Rows from a dataset of charts and code:
■ ■ ■ ■ ■

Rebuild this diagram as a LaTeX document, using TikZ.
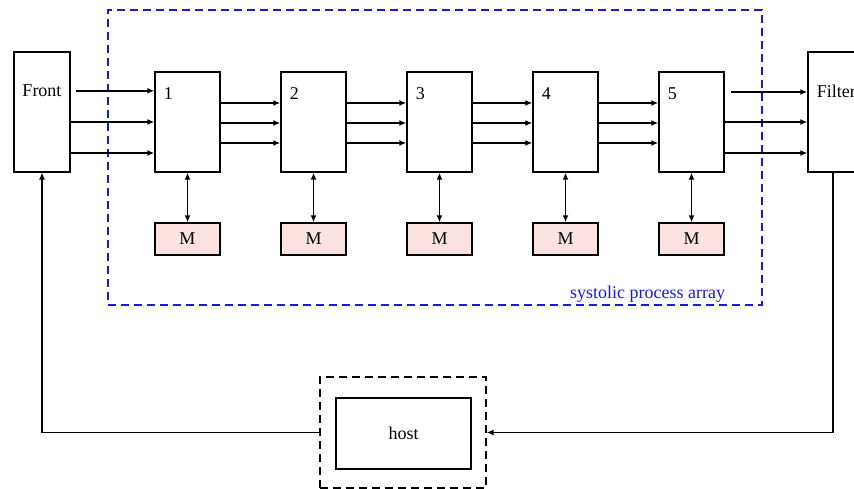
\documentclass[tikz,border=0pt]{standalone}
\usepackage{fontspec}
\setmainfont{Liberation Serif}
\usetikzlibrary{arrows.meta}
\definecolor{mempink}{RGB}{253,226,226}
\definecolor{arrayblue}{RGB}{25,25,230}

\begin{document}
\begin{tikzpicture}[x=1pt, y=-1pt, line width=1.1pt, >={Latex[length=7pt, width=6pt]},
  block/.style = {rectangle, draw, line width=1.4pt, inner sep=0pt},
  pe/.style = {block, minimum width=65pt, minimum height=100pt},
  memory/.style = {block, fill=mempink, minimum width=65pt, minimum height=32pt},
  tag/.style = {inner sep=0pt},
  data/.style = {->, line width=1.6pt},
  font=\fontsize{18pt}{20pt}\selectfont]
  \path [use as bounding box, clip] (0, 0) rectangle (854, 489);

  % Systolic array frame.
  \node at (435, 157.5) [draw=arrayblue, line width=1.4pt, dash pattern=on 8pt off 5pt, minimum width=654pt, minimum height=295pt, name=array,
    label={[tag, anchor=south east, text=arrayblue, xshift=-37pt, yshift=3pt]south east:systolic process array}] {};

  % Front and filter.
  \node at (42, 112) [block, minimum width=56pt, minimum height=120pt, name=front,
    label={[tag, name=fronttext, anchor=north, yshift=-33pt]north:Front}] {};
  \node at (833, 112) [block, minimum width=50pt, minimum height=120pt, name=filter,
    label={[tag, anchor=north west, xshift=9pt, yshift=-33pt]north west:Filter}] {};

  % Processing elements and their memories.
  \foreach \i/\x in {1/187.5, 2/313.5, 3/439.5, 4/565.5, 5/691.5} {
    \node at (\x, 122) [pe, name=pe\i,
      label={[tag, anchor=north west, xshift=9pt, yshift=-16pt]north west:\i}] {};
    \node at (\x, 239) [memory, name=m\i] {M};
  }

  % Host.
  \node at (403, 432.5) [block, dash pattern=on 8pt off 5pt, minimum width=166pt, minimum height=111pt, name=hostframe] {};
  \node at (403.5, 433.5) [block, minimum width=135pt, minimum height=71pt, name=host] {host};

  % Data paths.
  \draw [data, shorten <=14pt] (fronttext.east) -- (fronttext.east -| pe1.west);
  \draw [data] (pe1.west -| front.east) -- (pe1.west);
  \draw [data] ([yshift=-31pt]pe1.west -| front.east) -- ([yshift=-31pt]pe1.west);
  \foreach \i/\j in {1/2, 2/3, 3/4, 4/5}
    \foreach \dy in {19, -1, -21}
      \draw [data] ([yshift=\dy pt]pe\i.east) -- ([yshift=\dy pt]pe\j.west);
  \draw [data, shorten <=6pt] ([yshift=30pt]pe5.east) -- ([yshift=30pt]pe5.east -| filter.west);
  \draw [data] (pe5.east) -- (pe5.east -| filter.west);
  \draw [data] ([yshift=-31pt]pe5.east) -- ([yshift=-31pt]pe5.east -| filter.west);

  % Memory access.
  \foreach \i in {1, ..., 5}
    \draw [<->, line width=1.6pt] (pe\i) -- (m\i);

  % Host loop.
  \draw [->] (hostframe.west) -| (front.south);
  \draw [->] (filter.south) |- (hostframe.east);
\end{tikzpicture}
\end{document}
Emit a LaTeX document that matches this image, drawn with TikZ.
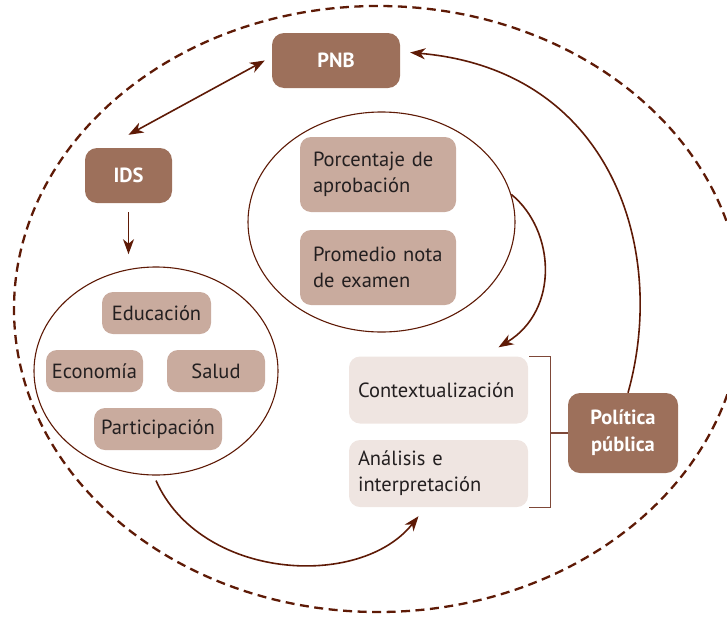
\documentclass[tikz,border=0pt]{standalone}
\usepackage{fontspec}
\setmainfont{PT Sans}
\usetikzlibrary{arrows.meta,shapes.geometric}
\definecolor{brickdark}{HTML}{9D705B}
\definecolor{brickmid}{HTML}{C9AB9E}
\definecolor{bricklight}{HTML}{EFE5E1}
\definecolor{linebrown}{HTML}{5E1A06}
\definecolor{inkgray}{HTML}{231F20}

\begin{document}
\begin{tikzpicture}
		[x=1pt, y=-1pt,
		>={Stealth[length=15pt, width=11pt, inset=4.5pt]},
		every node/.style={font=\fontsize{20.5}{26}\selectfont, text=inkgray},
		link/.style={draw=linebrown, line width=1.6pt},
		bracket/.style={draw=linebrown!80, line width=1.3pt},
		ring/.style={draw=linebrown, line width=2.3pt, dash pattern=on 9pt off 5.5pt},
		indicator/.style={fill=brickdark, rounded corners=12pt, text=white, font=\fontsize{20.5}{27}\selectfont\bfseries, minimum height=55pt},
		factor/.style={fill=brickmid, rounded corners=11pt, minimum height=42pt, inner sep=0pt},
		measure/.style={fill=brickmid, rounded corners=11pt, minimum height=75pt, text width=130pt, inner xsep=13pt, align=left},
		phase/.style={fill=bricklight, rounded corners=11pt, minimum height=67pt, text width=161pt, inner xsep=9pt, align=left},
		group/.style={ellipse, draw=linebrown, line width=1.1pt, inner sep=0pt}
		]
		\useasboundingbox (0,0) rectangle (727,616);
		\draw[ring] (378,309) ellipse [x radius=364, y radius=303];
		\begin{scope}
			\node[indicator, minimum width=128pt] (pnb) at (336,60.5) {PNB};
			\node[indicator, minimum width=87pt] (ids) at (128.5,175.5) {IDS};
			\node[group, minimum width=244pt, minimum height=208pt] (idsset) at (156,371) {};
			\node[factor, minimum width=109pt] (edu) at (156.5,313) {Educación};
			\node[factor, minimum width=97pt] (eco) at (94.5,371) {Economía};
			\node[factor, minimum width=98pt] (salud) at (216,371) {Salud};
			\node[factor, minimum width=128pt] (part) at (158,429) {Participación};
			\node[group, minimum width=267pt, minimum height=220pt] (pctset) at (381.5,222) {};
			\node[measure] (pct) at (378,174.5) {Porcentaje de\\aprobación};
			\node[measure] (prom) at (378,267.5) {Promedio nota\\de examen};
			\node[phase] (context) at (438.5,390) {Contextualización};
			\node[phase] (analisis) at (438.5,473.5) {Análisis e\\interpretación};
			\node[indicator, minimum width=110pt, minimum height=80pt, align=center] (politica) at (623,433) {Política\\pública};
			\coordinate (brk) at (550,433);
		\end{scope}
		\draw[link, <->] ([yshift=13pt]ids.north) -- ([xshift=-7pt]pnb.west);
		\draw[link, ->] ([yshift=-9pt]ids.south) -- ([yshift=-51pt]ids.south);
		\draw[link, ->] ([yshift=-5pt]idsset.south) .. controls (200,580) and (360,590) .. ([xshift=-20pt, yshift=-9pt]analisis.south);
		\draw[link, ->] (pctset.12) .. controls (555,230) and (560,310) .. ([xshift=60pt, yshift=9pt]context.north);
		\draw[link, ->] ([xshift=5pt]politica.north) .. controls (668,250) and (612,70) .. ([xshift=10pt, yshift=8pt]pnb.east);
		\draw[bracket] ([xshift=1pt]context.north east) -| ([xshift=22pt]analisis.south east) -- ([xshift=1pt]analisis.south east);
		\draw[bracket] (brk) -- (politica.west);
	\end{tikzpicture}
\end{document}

■ ■ ■ ■ ■

## Given exercise
Set the entries down again exactly. Do not include the images.

## Answer to the exercise
Rebuild this diagram as a LaTeX document, using TikZ.
\documentclass[tikz,border=0pt]{standalone}
\usepackage{fontspec}
\setmainfont{Liberation Serif}
\usetikzlibrary{arrows.meta}
\definecolor{mempink}{RGB}{253,226,226}
\definecolor{arrayblue}{RGB}{25,25,230}

\begin{document}
\begin{tikzpicture}[x=1pt, y=-1pt, line width=1.1pt, >={Latex[length=7pt, width=6pt]},
  block/.style = {rectangle, draw, line width=1.4pt, inner sep=0pt},
  pe/.style = {block, minimum width=65pt, minimum height=100pt},
  memory/.style = {block, fill=mempink, minimum width=65pt, minimum height=32pt},
  tag/.style = {inner sep=0pt},
  data/.style = {->, line width=1.6pt},
  font=\fontsize{18pt}{20pt}\selectfont]
  \path [use as bounding box, clip] (0, 0) rectangle (854, 489);

  % Systolic array frame.
  \node at (435, 157.5) [draw=arrayblue, line width=1.4pt, dash pattern=on 8pt off 5pt, minimum width=654pt, minimum height=295pt, name=array,
    label={[tag, anchor=south east, text=arrayblue, xshift=-37pt, yshift=3pt]south east:systolic process array}] {};

  % Front and filter.
  \node at (42, 112) [block, minimum width=56pt, minimum height=120pt, name=front,
    label={[tag, name=fronttext, anchor=north, yshift=-33pt]north:Front}] {};
  \node at (833, 112) [block, minimum width=50pt, minimum height=120pt, name=filter,
    label={[tag, anchor=north west, xshift=9pt, yshift=-33pt]north west:Filter}] {};

  % Processing elements and their memories.
  \foreach \i/\x in {1/187.5, 2/313.5, 3/439.5, 4/565.5, 5/691.5} {
    \node at (\x, 122) [pe, name=pe\i,
      label={[tag, anchor=north west, xshift=9pt, yshift=-16pt]north west:\i}] {};
    \node at (\x, 239) [memory, name=m\i] {M};
  }

  % Host.
  \node at (403, 432.5) [block, dash pattern=on 8pt off 5pt, minimum width=166pt, minimum height=111pt, name=hostframe] {};
  \node at (403.5, 433.5) [block, minimum width=135pt, minimum height=71pt, name=host] {host};

  % Data paths.
  \draw [data, shorten <=14pt] (fronttext.east) -- (fronttext.east -| pe1.west);
  \draw [data] (pe1.west -| front.east) -- (pe1.west);
  \draw [data] ([yshift=-31pt]pe1.west -| front.east) -- ([yshift=-31pt]pe1.west);
  \foreach \i/\j in {1/2, 2/3, 3/4, 4/5}
    \foreach \dy in {19, -1, -21}
      \draw [data] ([yshift=\dy pt]pe\i.east) -- ([yshift=\dy pt]pe\j.west);
  \draw [data, shorten <=6pt] ([yshift=30pt]pe5.east) -- ([yshift=30pt]pe5.east -| filter.west);
  \draw [data] (pe5.east) -- (pe5.east -| filter.west);
  \draw [data] ([yshift=-31pt]pe5.east) -- ([yshift=-31pt]pe5.east -| filter.west);

  % Memory access.
  \foreach \i in {1, ..., 5}
    \draw [<->, line width=1.6pt] (pe\i) -- (m\i);

  % Host loop.
  \draw [->] (hostframe.west) -| (front.south);
  \draw [->] (filter.south) |- (hostframe.east);
\end{tikzpicture}
\end{document}
Emit a LaTeX document that matches this image, drawn with TikZ.
\documentclass[tikz,border=0pt]{standalone}
\usepackage{fontspec}
\setmainfont{PT Sans}
\usetikzlibrary{arrows.meta,shapes.geometric}
\definecolor{brickdark}{HTML}{9D705B}
\definecolor{brickmid}{HTML}{C9AB9E}
\definecolor{bricklight}{HTML}{EFE5E1}
\definecolor{linebrown}{HTML}{5E1A06}
\definecolor{inkgray}{HTML}{231F20}

\begin{document}
\begin{tikzpicture}
		[x=1pt, y=-1pt,
		>={Stealth[length=15pt, width=11pt, inset=4.5pt]},
		every node/.style={font=\fontsize{20.5}{26}\selectfont, text=inkgray},
		link/.style={draw=linebrown, line width=1.6pt},
		bracket/.style={draw=linebrown!80, line width=1.3pt},
		ring/.style={draw=linebrown, line width=2.3pt, dash pattern=on 9pt off 5.5pt},
		indicator/.style={fill=brickdark, rounded corners=12pt, text=white, font=\fontsize{20.5}{27}\selectfont\bfseries, minimum height=55pt},
		factor/.style={fill=brickmid, rounded corners=11pt, minimum height=42pt, inner sep=0pt},
		measure/.style={fill=brickmid, rounded corners=11pt, minimum height=75pt, text width=130pt, inner xsep=13pt, align=left},
		phase/.style={fill=bricklight, rounded corners=11pt, minimum height=67pt, text width=161pt, inner xsep=9pt, align=left},
		group/.style={ellipse, draw=linebrown, line width=1.1pt, inner sep=0pt}
		]
		\useasboundingbox (0,0) rectangle (727,616);
		\draw[ring] (378,309) ellipse [x radius=364, y radius=303];
		\begin{scope}
			\node[indicator, minimum width=128pt] (pnb) at (336,60.5) {PNB};
			\node[indicator, minimum width=87pt] (ids) at (128.5,175.5) {IDS};
			\node[group, minimum width=244pt, minimum height=208pt] (idsset) at (156,371) {};
			\node[factor, minimum width=109pt] (edu) at (156.5,313) {Educación};
			\node[factor, minimum width=97pt] (eco) at (94.5,371) {Economía};
			\node[factor, minimum width=98pt] (salud) at (216,371) {Salud};
			\node[factor, minimum width=128pt] (part) at (158,429) {Participación};
			\node[group, minimum width=267pt, minimum height=220pt] (pctset) at (381.5,222) {};
			\node[measure] (pct) at (378,174.5) {Porcentaje de\\aprobación};
			\node[measure] (prom) at (378,267.5) {Promedio nota\\de examen};
			\node[phase] (context) at (438.5,390) {Contextualización};
			\node[phase] (analisis) at (438.5,473.5) {Análisis e\\interpretación};
			\node[indicator, minimum width=110pt, minimum height=80pt, align=center] (politica) at (623,433) {Política\\pública};
			\coordinate (brk) at (550,433);
		\end{scope}
		\draw[link, <->] ([yshift=13pt]ids.north) -- ([xshift=-7pt]pnb.west);
		\draw[link, ->] ([yshift=-9pt]ids.south) -- ([yshift=-51pt]ids.south);
		\draw[link, ->] ([yshift=-5pt]idsset.south) .. controls (200,580) and (360,590) .. ([xshift=-20pt, yshift=-9pt]analisis.south);
		\draw[link, ->] (pctset.12) .. controls (555,230) and (560,310) .. ([xshift=60pt, yshift=9pt]context.north);
		\draw[link, ->] ([xshift=5pt]politica.north) .. controls (668,250) and (612,70) .. ([xshift=10pt, yshift=8pt]pnb.east);
		\draw[bracket] ([xshift=1pt]context.north east) -| ([xshift=22pt]analisis.south east) -- ([xshift=1pt]analisis.south east);
		\draw[bracket] (brk) -- (politica.west);
	\end{tikzpicture}
\end{document}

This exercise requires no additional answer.